After struggling along for many years Team Surtees has withdrawn from the Formula One Grand Prix game. Their only claim to fame must surely be that a Surtees car never won a Grand Prix in all the years they have been racing. The Surtees cars will not disappear altogether as some might be run in the British Aurora F1 series.
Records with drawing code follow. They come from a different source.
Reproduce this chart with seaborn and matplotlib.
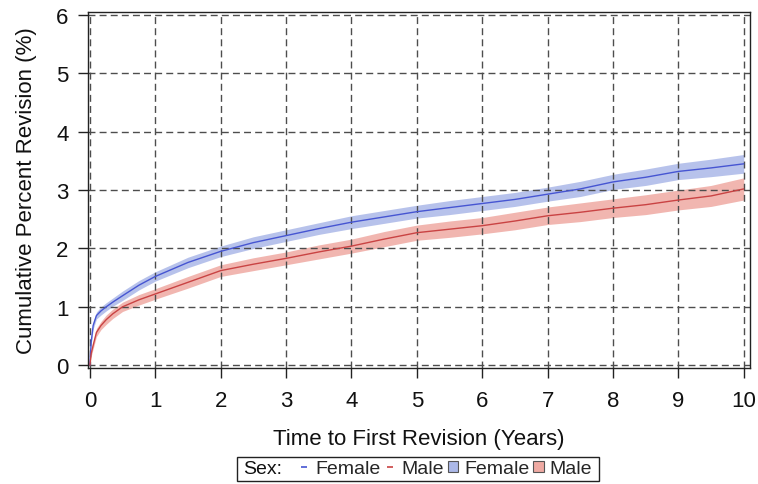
import numpy as np
import pandas as pd
import seaborn as sns
import matplotlib
matplotlib.use("Agg")
import matplotlib.pyplot as plt
from matplotlib.lines import Line2D
from matplotlib.patches import Patch, Rectangle

# Cumulative percent revision by sex (Kaplan-Meier style estimates with 95% bands)
years = [0, 0.02, 0.05, 0.1, 0.17, 0.25, 0.35, 0.5, 0.75, 1, 1.5, 2, 2.5, 3,
         3.5, 4, 4.5, 5, 5.5, 6, 6.5, 7, 7.5, 8, 8.5, 9, 9.5, 10]
female_pct = [0, 0.40, 0.68, 0.85, 0.93, 1.00, 1.08, 1.19, 1.37, 1.52, 1.76,
              1.95, 2.10, 2.22, 2.34, 2.45, 2.54, 2.63, 2.70, 2.77, 2.84,
              2.93, 3.02, 3.14, 3.22, 3.32, 3.38, 3.45]
male_pct = [0, 0.20, 0.34, 0.56, 0.68, 0.78, 0.88, 1.00, 1.12, 1.22, 1.42,
            1.62, 1.73, 1.83, 1.94, 2.04, 2.16, 2.27, 2.33, 2.39, 2.47,
            2.56, 2.62, 2.69, 2.75, 2.83, 2.90, 3.02]
female_ci = [0, 0.05, 0.06, 0.06, 0.07, 0.07, 0.07, 0.08, 0.08, 0.08, 0.09,
             0.09, 0.10, 0.10, 0.10, 0.11, 0.11, 0.11, 0.12, 0.12, 0.12,
             0.12, 0.13, 0.13, 0.14, 0.14, 0.15, 0.16]
male_ci = [0, 0.05, 0.06, 0.07, 0.07, 0.08, 0.08, 0.08, 0.09, 0.09, 0.10,
           0.10, 0.11, 0.11, 0.12, 0.12, 0.13, 0.13, 0.14, 0.14, 0.15,
           0.15, 0.16, 0.16, 0.17, 0.17, 0.18, 0.19]
sexes = ["Female", "Male"]
x_ticks = list(range(0, 11))
y_ticks = list(range(0, 7))

line_colors = {"Female": "#4655d2", "Male": "#c94343"}
band_colors = {"Female": "#abb8e8", "Male": "#efaaa3"}

df = pd.DataFrame({
    "Time": years * 2,
    "Percent": female_pct + male_pct,
    "Sex": ["Female"] * len(years) + ["Male"] * len(years),
})

sns.set_style("white")
plt.rcParams["font.family"] = ["Liberation Sans", "DejaVu Sans"]

W, H = 758, 485
fig = plt.figure(figsize=(W / 100, H / 100), dpi=100)
ax = fig.add_axes([0.116, 0.239, 0.873, 0.734])

# confidence bands
for sex, pct, ci in [("Female", female_pct, female_ci), ("Male", male_pct, male_ci)]:
    p = np.array(pct)
    c = np.array(ci)
    ax.fill_between(years, p - c, p + c, color=band_colors[sex], alpha=0.85,
                    linewidth=0, zorder=1)

sns.lineplot(data=df, x="Time", y="Percent", hue="Sex", palette=line_colors,
             estimator=None, errorbar=None, legend=False, linewidth=1.0,
             ax=ax, zorder=3)

ax.set_xlim(-0.03, 10.09)
ax.set_ylim(-0.05, 6.05)
ax.set_xticks(x_ticks)
ax.set_yticks(y_ticks)
ax.set_axisbelow("line")
ax.grid(True, color="#4d4d4d", linestyle=(0, (5, 3)), linewidth=1.0)

for s in ax.spines.values():
    s.set_color("#222222")
    s.set_linewidth(1.0)

ax.tick_params(axis="both", direction="out", length=7, width=1.0,
               color="#222222", labelsize=16, labelcolor="#111111", pad=7,
               bottom=True, left=True)
ax.tick_params(axis="x", pad=9)

ax.set_xlabel("Time to First Revision (Years)", fontsize=16, labelpad=12,
              color="#111111")
ax.set_ylabel("Cumulative Percent Revision (%)", fontsize=16, labelpad=14,
              color="#111111")

# legend: "Sex:" caption followed by line and band entries, in one frame
fig.text(243 / W, 1 - 470 / H, "Sex:", fontsize=14, color="#111111",
         ha="left", va="center")
handles = [
    Line2D([], [], color=line_colors["Female"], linestyle="none", marker="_",
           markersize=5, markeredgewidth=1.2),
    Line2D([], [], color=line_colors["Male"], linestyle="none", marker="_",
           markersize=5, markeredgewidth=1.2),
    Patch(facecolor=band_colors["Female"], edgecolor="#555555", linewidth=0.8),
    Patch(facecolor=band_colors["Male"], edgecolor="#555555", linewidth=0.8),
]
labels = ["Female", "Male", "Female", "Male"]
leg = fig.legend(handles, labels, loc="center left", ncol=4,
                 bbox_to_anchor=(299 / W, 1 - 470 / H), fontsize=14,
                 frameon=False, handlelength=0.55, handleheight=0.55,
                 handletextpad=0.3, columnspacing=0.2, borderpad=0,
                 borderaxespad=0)

fig.canvas.draw()
bb = leg.get_window_extent(fig.canvas.get_renderer())
x0 = 237
x1 = bb.x1 + 7
fig.add_artist(Rectangle((x0 / W, 1 - 482 / H), (x1 - x0) / W, 24 / H,
                         transform=fig.transFigure, fill=False,
                         edgecolor="#222222", linewidth=1.0))

fig.savefig("out.png", dpi=100)
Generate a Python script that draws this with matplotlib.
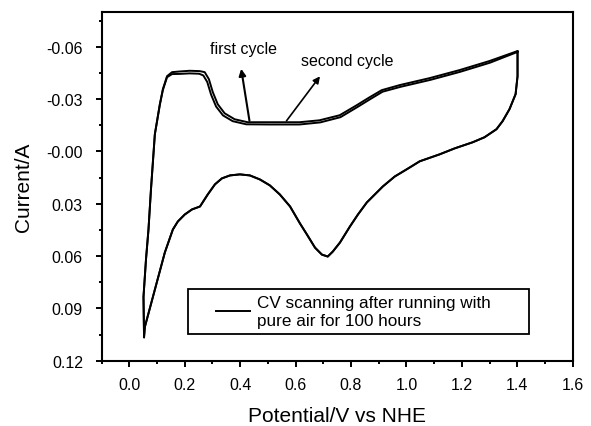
import matplotlib
matplotlib.use("Agg")
import matplotlib.pyplot as plt
import numpy as np
from matplotlib.patches import Rectangle
from matplotlib.ticker import FixedLocator, MultipleLocator

plt.rcParams['font.family'] = ['Liberation Sans', 'DejaVu Sans']

# anodic (upper) branch, first cycle
up1_x = [0.053, 0.051, 0.060, 0.069, 0.078, 0.092, 0.110, 0.121, 0.136, 0.154, 0.182, 0.218,
         0.254, 0.272, 0.287, 0.301, 0.319, 0.344, 0.380, 0.427, 0.506, 0.614, 0.686, 0.759,
         0.820, 0.867, 0.911, 0.976, 1.084, 1.192, 1.300, 1.401]
up1_y = [0.1065, 0.0834, 0.0620, 0.0448, 0.0218, -0.0098, -0.0270, -0.0357, -0.0431, -0.0454,
         -0.0458, -0.0462, -0.0460, -0.0454, -0.0414, -0.0340, -0.0270, -0.0218, -0.0184,
         -0.0167, -0.0167, -0.0167, -0.0178, -0.0207, -0.0264, -0.0310, -0.0351, -0.0380,
         -0.0420, -0.0466, -0.0518, -0.0575]

# anodic (upper) branch, second cycle
up2_x = [0.053, 0.051, 0.060, 0.069, 0.078, 0.092, 0.110, 0.121, 0.136, 0.154, 0.182, 0.218,
         0.252, 0.267, 0.281, 0.295, 0.313, 0.338, 0.373, 0.422, 0.506, 0.614, 0.689, 0.762,
         0.823, 0.870, 0.914, 0.979, 1.087, 1.194, 1.301, 1.401]
up2_y = [0.1065, 0.0834, 0.0620, 0.0448, 0.0218, -0.0098, -0.0267, -0.0352, -0.0425, -0.0443,
         -0.0444, -0.0447, -0.0445, -0.0435, -0.0398, -0.0325, -0.0257, -0.0206, -0.0173,
         -0.0155, -0.0154, -0.0154, -0.0166, -0.0196, -0.0254, -0.0300, -0.0342, -0.0370,
         -0.0410, -0.0456, -0.0508, -0.0570]

# cathodic (lower) branch
low_x = [1.401, 1.401, 1.394, 1.372, 1.347, 1.325, 1.282, 1.239, 1.174, 1.120, 1.048, 1.001,
         0.958, 0.915, 0.886, 0.857, 0.825, 0.796, 0.760, 0.734, 0.716, 0.695, 0.670, 0.641,
         0.616, 0.580, 0.543, 0.507, 0.471, 0.435, 0.399, 0.363, 0.334, 0.309, 0.283, 0.255,
         0.226, 0.200, 0.175, 0.157, 0.128, 0.092, 0.056, 0.053]
low_y = [-0.0575, -0.0431, -0.0328, -0.0242, -0.0173, -0.0127, -0.0081, -0.0052, -0.0017,
         0.0017, 0.0057, 0.0103, 0.0144, 0.0201, 0.0247, 0.0293, 0.0362, 0.0431, 0.0523,
         0.0575, 0.0603, 0.0592, 0.0552, 0.0477, 0.0414, 0.0316, 0.0247, 0.0195, 0.0161,
         0.0138, 0.0132, 0.0138, 0.0155, 0.0189, 0.0247, 0.0316, 0.0333, 0.0362, 0.0402,
         0.0448, 0.0580, 0.0793, 0.1006, 0.1065]

xticks = [0.0, 0.2, 0.4, 0.6, 0.8, 1.0, 1.2, 1.4, 1.6]
xlabels = ['0.0', '0.2', '0.4', '0.6', '0.8', '1.0', '1.2', '1.4', '1.6']
yticks = [-0.06, -0.03, 0.0, 0.03, 0.06, 0.09, 0.12]
ylabels = ['-0.06', '-0.03', '-0.00', '0.03', '0.06', '0.09', '0.12']

fig = plt.figure(figsize=(5.91, 4.27), dpi=100)
ax = fig.add_axes([0.172, 0.153, 0.797, 0.817])

ax.plot(up1_x + low_x, up1_y + low_y, color='black', lw=1.4,
        label='CV scanning after running with\npure air for 100 hours')
ax.plot(up2_x + low_x, up2_y + low_y, color='black', lw=1.4)

ax.set_xlim(-0.1, 1.6)
ax.set_ylim(0.12, -0.08)

ax.xaxis.set_major_locator(FixedLocator(xticks))
ax.xaxis.set_minor_locator(MultipleLocator(0.1))
ax.set_xticklabels(xlabels)
ax.yaxis.set_major_locator(FixedLocator(yticks))
ax.yaxis.set_minor_locator(MultipleLocator(0.015))
ax.set_yticklabels(ylabels)

ax.tick_params(which='both', direction='out', width=1.4, labelsize=11.5)
ax.tick_params(which='major', length=4.5)
ax.tick_params(axis='y', which='major', pad=9)
ax.tick_params(axis='x', which='major', pad=7)
ax.tick_params(which='minor', length=2.5)
for s in ax.spines.values():
    s.set_linewidth(1.5)

ax.set_xlabel('Potential/V vs NHE', fontsize=15, labelpad=10)
ax.set_ylabel('Current/A', fontsize=15, labelpad=10)

ax.annotate('', xy=(0.402, -0.0489), xytext=(0.435, -0.0160),
            arrowprops=dict(arrowstyle='-|>', lw=1.5, color='black', mutation_scale=10))
ax.text(0.413, -0.0587, 'first cycle', ha='center', va='center', fontsize=11.5)
ax.annotate('', xy=(0.694, -0.0443), xytext=(0.561, -0.0162),
            arrowprops=dict(arrowstyle='-|>', lw=1.2, color='black', mutation_scale=10))
ax.text(0.788, -0.0523, 'second cycle', ha='center', va='center', fontsize=11.5)

# legend box drawn as a separate frame, wider than the text like the original
ax.add_patch(Rectangle((0.183, 0.077), 0.724, 0.129, transform=ax.transAxes,
                       fill=False, edgecolor='black', lw=1.3, zorder=5))
leg = ax.legend(loc='center left', bbox_to_anchor=(0.243, 0.1415), fontsize=12.3,
                frameon=False, handlelength=2.0, borderpad=0.0, borderaxespad=0.0,
                handletextpad=0.4, labelspacing=0.2)

fig.savefig('out.png', dpi=100)
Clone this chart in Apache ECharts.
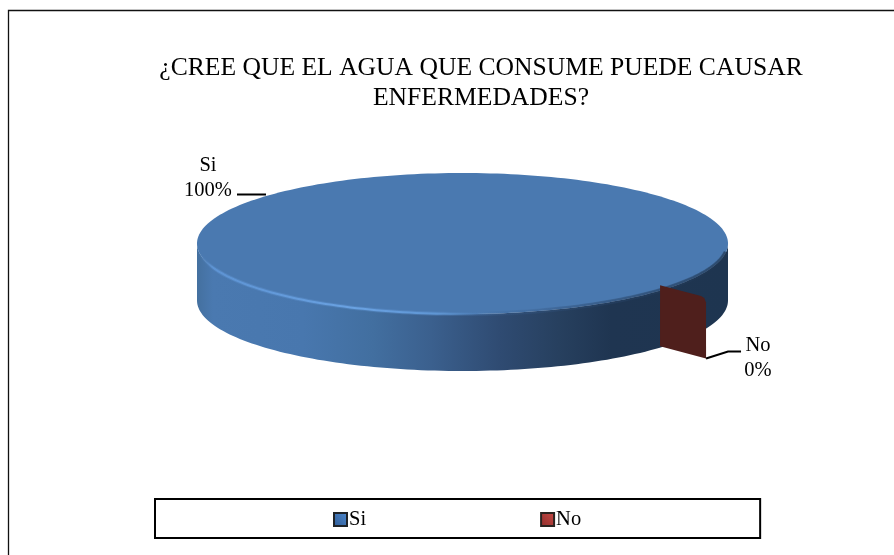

A rather misguided attempt to get into the closed-shop of Formula One was made by Teddy Yip and Sid Taylor with the construction of a car around Ralt components, called a Theodore, after Yip’s racing team. It soon floundered and the team tried to revive with second-hand Wolf cars, but that idea didn’t prove too successful.
Hello:
For a long time the existence of an Alfa Romeo Formula One car, entirely divorced from the Brabham-Alfa project, was kept secret until someone “spied” on a test-session on the factory’s private test-track and released photographs to the world press. Then Alfa Romeo came out into the open and released some details of the car. Naturally Ecclestone was a bit tight-lipped about it as it was in direct opposition to his Alfa Romeo-powered cars. The factory say it will race when it’s ready, but don’t say when that will be. Latest news is that it is undergoing a complete redesign to utilise the new V12 Alfa Romeo engine. Some people tend to say “what V12 engine?” but Carlo Chiti the designer assures people that its construction is well advanced. During the secret testing of the Alfa-Alfa, on Pirelli tyres by the way, Vittorio Brambilla did the driving. Although he has recovered from his Monza accident there is no suggestion yet of him resuming racing.
From Germany comes news of what can only be described as a strange car. Designed around the Cosworth V8/Hewland transmission layout, with Lotus airflow, this car has been commissioned by Wili Kauhsen, who is well known as a long-distance Porsche racing driver and the owner of a racing team that ran works Alfa Romeos in sports car racing. The future for the Kauhsen Formula One car is anyone’s guess at the moment. Progress will be reported as time goes by. – D. S. J.